April 28, 2007

Strangely vindicated.

Here is a timeline of last night. All times Pacific Daylight Totally Approximate.

10:30 pm. First band is deemed not that exciting.
11:00 pm. Dianna decides to go read at Cafe Milano and come back later to see the other bands.
11:15 pm. Cafe Milano is closed; Dianna returns home.
11:30 pm. Some dude tries to get into the party for free by entering Dianna's screen door. Dude tries desperately to deny being sketchy, and eventually leaves in embarrassment.
11:45 pm. Bass drum, being played by one of the bands, catches fire in the dining room as a result of flaking paint and high-intensity lamps. Bass drum extinguished, party continues.
11:46 pm. Fire alarm goes off.
11:46 pm and 10 seconds. Veteran co-opers distinguish themselves from the general crowd by transitioning instantly from "party party party" to "everybody out! now! no arguing, OUT!" Dianna grabs book and heads for exit.
11:50 pm. Everybody else catches up and realizes what the veteran co-opers already figured out: that we've vastly exceeded our rated capacity and half the fire escapes are blocked, thereby getting us in enormous shit if the fire department shows up.
11:52 pm. House members attempt to call fire department to explain that there is no longer a fire. Fire department demands to speak to a house manager. Sober manager appears difficult to locate.
11:55 pm. Maintenance manager, in response to social manager's hysterical insistence, shuts off fire alarm.
11:55 pm and 10 seconds. Some dipshit yells, "Hey, the party's back on, everybody come back in!" Dianna goes back downstairs to hide.
12:00 am. Dipshit is silenced; people are ungently herded out of the house once more.
12:04 am. Frantic work of veteran co-opers succeeds in removing stacks of couches from fire escape routes (and 300 people, including Dianna, from house once again).
12:05 am. Fire department arrives. Fire department is not happy.
12:06 am to 12:29 am. Fire department continues to be unhappy.
12:30 am. Fire department revokes house's permit to continue partying, promises to fine us between $2000 and $5000 for turning off fire alarm (see: 11:55 pm), and leaves. Nobody, including fire department, is now happy.
12:30 am and 10 seconds. Partygoers begin demanding refunds of their cover charge.
12:30 am and 11 seconds. Partygoers do not receive refunds because we overspent our social budget, didn't make up the deficit in cover charges before getting shut down, and have massive fire department fines to pay.
12:45 am. Veteran co-opers announce they are relocating party, with house members, few remaining friends of house members, and headlining band, down the block to Cloyne. Exeunt most.
12:50 am. House president of Cloyne turns up in Kingman kitchen, looking glum.
12:55 am. House president of Cloyne adds belatedly that there are plain-clothes police outside of his house, busting people carrying open containers of alcohol.
1:00 am. Dianna, seeing no further obstacles between herself and peaceful sleep for the night, decides she is temporarily amused rather than annoyed and goes to bed.

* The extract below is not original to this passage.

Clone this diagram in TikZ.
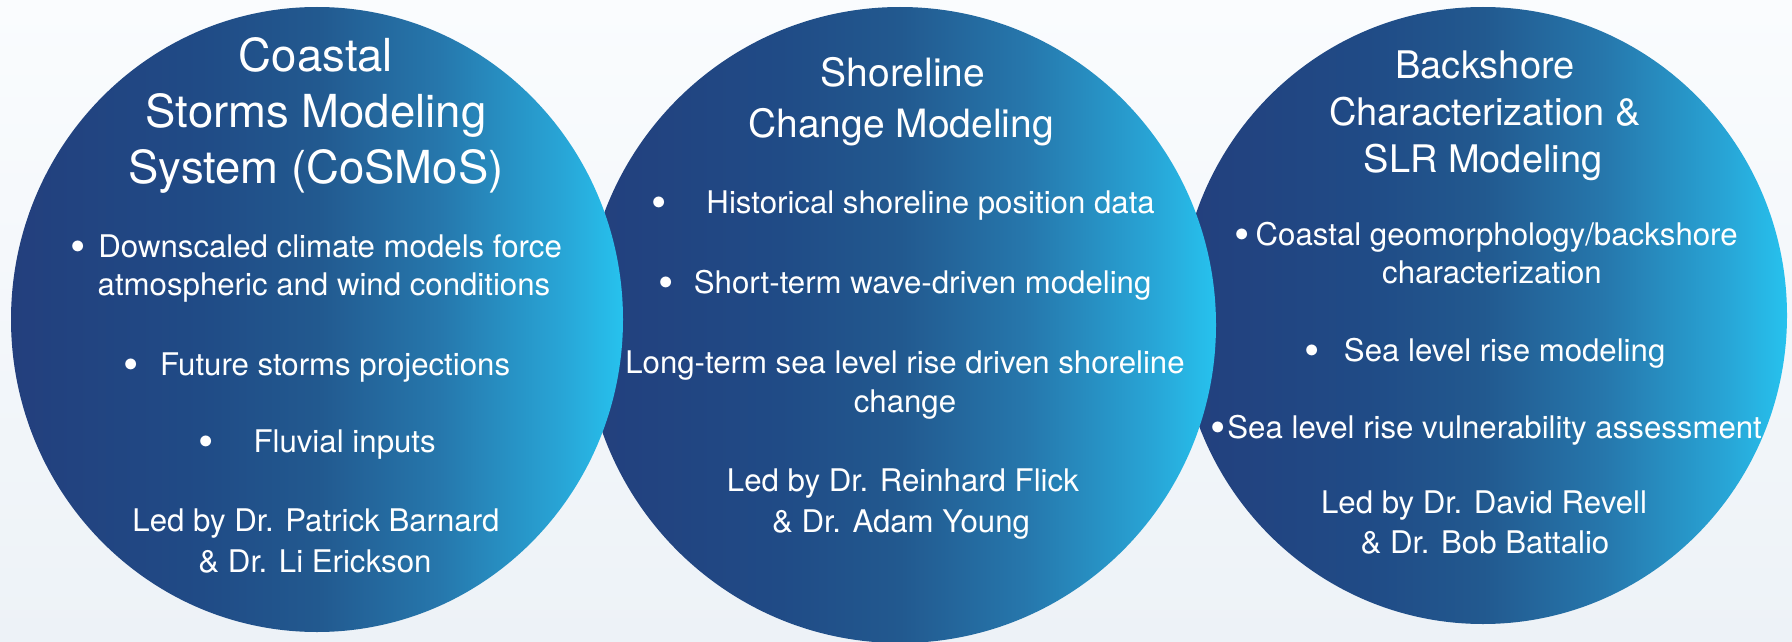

What's funny, besides, really, the entire mess, is that the house is actually slightly less trashed after this incendiary fiasco than it usually is after a normal party. Then again, I don't know how funny it'll be when I get a housebill for 1/50 of the fire department fine.

Posted by dianna at April 28, 2007 01:41 PM

Hahahaha, awesome. But I'm not sure I get how the bass drum, rather than the house, caught on fire from the paint/lights combo. Was it shaking the house and knocking paint onto itself which then caught on fire?

Posted by: katie at April 28, 2007 02:56 PM

According to my eyewitness, the paint in question was actually on the drum rather than the house. The band had old equipment which had been shoddily repainted, which isn't a problem unless and until one points a ridiculously hot stage light right at the drum from not very far away. And then it goes up in flames with apparent total spontaneity, and chaos ensues.

Posted by: Dianna at April 28, 2007 06:03 PM

Dude, that is so rock & roll. I bet the drummer was surprised when it went whooosh.

Posted by: katie at April 28, 2007 09:23 PM

That is pretty rock & roll. I'm really sorry that I wasn't there to see it -- now what will I tell people about over and over again until they're bored to tears when I'm 40 and trying to prove to everyone how hardcore I was/am?

Posted by: Dianna at April 29, 2007 01:39 PM

You'll tell them that you were hiding in your room with a book, a blanket, and a cup of tea. Maybe by that time, ironic detachment will have gone so far that this will make you sound more hardcore than anyone.